- **RECORDED INFORMATION**
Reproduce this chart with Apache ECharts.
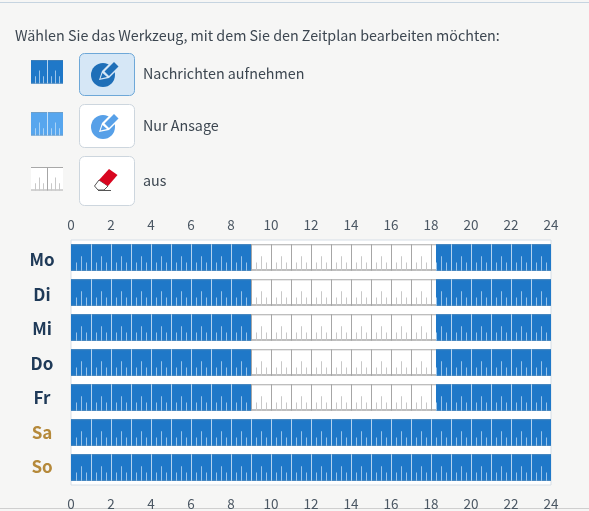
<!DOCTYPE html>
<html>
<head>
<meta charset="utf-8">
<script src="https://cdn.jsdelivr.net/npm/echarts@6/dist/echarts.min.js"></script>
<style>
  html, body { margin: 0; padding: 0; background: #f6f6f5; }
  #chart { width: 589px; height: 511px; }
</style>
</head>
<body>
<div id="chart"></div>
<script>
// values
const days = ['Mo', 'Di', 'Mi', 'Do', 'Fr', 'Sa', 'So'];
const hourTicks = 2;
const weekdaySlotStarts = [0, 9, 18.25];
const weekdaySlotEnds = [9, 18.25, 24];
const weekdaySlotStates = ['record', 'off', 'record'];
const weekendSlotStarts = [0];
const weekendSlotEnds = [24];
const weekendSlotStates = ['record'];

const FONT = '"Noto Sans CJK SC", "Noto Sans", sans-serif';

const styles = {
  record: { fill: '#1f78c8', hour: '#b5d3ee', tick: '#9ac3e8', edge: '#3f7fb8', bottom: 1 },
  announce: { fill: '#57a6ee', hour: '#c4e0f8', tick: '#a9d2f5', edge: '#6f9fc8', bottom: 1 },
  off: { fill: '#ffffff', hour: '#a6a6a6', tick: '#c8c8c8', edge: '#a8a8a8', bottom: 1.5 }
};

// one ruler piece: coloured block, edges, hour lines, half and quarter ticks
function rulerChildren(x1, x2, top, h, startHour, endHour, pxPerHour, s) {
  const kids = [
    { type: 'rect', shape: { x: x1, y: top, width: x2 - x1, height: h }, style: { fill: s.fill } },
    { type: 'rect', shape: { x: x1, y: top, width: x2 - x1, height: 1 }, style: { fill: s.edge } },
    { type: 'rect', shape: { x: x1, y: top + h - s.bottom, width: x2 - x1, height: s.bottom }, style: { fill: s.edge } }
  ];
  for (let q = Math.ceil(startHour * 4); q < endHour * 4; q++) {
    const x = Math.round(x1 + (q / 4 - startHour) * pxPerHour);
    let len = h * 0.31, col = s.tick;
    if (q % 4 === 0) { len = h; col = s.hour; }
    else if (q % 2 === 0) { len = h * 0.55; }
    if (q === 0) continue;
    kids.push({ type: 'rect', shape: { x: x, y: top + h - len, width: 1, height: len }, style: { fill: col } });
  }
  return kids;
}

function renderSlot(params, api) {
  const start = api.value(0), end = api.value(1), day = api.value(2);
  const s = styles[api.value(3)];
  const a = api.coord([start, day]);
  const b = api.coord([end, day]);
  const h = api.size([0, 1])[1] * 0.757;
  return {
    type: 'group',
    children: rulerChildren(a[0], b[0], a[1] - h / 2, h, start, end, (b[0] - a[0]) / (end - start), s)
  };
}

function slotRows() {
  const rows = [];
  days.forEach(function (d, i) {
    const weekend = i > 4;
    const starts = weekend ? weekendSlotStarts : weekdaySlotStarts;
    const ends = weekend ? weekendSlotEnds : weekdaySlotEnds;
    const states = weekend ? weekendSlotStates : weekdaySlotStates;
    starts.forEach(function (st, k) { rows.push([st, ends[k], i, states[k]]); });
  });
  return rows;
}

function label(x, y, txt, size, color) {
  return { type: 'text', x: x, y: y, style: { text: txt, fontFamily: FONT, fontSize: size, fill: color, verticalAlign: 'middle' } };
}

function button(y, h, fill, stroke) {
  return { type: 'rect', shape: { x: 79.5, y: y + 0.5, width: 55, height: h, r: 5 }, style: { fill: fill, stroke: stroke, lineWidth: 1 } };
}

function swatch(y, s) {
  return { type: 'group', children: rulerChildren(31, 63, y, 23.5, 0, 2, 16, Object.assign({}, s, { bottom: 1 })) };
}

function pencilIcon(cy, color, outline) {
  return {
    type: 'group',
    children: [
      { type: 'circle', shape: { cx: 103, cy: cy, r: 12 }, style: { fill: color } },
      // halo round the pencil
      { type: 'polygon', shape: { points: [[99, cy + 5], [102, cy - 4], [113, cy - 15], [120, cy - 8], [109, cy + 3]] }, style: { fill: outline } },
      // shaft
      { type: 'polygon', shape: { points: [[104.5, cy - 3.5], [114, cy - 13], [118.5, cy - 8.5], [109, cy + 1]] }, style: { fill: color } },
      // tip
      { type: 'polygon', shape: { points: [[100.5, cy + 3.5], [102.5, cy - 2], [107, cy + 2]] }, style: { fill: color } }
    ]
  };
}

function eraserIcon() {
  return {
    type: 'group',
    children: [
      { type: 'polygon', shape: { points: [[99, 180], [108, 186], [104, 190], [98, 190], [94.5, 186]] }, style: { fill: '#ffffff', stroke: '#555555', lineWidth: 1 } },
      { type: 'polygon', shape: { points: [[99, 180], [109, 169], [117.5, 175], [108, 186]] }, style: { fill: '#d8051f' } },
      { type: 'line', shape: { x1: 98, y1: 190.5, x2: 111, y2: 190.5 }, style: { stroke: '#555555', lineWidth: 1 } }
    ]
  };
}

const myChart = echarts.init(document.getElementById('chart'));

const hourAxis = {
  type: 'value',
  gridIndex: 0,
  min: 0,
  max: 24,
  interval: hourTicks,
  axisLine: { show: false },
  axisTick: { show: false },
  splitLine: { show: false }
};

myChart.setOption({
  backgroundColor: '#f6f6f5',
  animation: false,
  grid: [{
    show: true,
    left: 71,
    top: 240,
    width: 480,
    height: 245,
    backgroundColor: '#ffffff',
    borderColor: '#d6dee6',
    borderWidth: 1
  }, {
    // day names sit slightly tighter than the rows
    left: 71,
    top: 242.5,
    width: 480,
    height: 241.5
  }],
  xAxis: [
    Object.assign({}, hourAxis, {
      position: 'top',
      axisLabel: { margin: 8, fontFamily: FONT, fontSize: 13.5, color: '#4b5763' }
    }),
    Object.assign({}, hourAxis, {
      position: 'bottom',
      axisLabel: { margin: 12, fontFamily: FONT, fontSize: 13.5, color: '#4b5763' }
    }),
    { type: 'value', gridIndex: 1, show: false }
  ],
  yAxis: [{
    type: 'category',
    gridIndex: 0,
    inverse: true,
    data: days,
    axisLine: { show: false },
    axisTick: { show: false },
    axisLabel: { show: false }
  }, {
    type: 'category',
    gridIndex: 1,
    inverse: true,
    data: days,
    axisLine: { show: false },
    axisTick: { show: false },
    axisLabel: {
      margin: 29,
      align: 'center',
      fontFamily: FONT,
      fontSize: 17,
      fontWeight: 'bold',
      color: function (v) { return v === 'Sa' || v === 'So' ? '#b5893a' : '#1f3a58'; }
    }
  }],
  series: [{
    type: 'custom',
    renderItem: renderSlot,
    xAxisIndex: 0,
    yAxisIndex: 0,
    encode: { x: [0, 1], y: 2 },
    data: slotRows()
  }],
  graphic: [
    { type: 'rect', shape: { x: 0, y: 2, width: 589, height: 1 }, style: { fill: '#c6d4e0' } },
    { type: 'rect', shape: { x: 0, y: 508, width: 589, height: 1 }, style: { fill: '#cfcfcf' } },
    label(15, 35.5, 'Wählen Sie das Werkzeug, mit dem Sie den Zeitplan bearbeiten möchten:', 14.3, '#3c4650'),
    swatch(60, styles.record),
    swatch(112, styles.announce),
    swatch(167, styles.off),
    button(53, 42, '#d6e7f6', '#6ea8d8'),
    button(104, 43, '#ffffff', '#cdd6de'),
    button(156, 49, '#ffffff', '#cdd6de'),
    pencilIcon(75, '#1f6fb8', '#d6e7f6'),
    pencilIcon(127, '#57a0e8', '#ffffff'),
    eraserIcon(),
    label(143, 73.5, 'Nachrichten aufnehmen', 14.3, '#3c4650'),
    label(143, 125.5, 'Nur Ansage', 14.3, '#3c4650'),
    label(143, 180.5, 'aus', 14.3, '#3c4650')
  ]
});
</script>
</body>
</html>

- **EXERCISE DIRECTIONS**
Each line from the top of the material through the line containing "const weekendSlotStates = ['record'];" should be reproduced exactly; please drop any images.

- **EXERCISE ANSWER**
Reproduce this chart with Apache ECharts.
<!DOCTYPE html>
<html>
<head>
<meta charset="utf-8">
<script src="https://cdn.jsdelivr.net/npm/echarts@6/dist/echarts.min.js"></script>
<style>
  html, body { margin: 0; padding: 0; background: #f6f6f5; }
  #chart { width: 589px; height: 511px; }
</style>
</head>
<body>
<div id="chart"></div>
<script>
// values
const days = ['Mo', 'Di', 'Mi', 'Do', 'Fr', 'Sa', 'So'];
const hourTicks = 2;
const weekdaySlotStarts = [0, 9, 18.25];
const weekdaySlotEnds = [9, 18.25, 24];
const weekdaySlotStates = ['record', 'off', 'record'];
const weekendSlotStarts = [0];
const weekendSlotEnds = [24];
const weekendSlotStates = ['record'];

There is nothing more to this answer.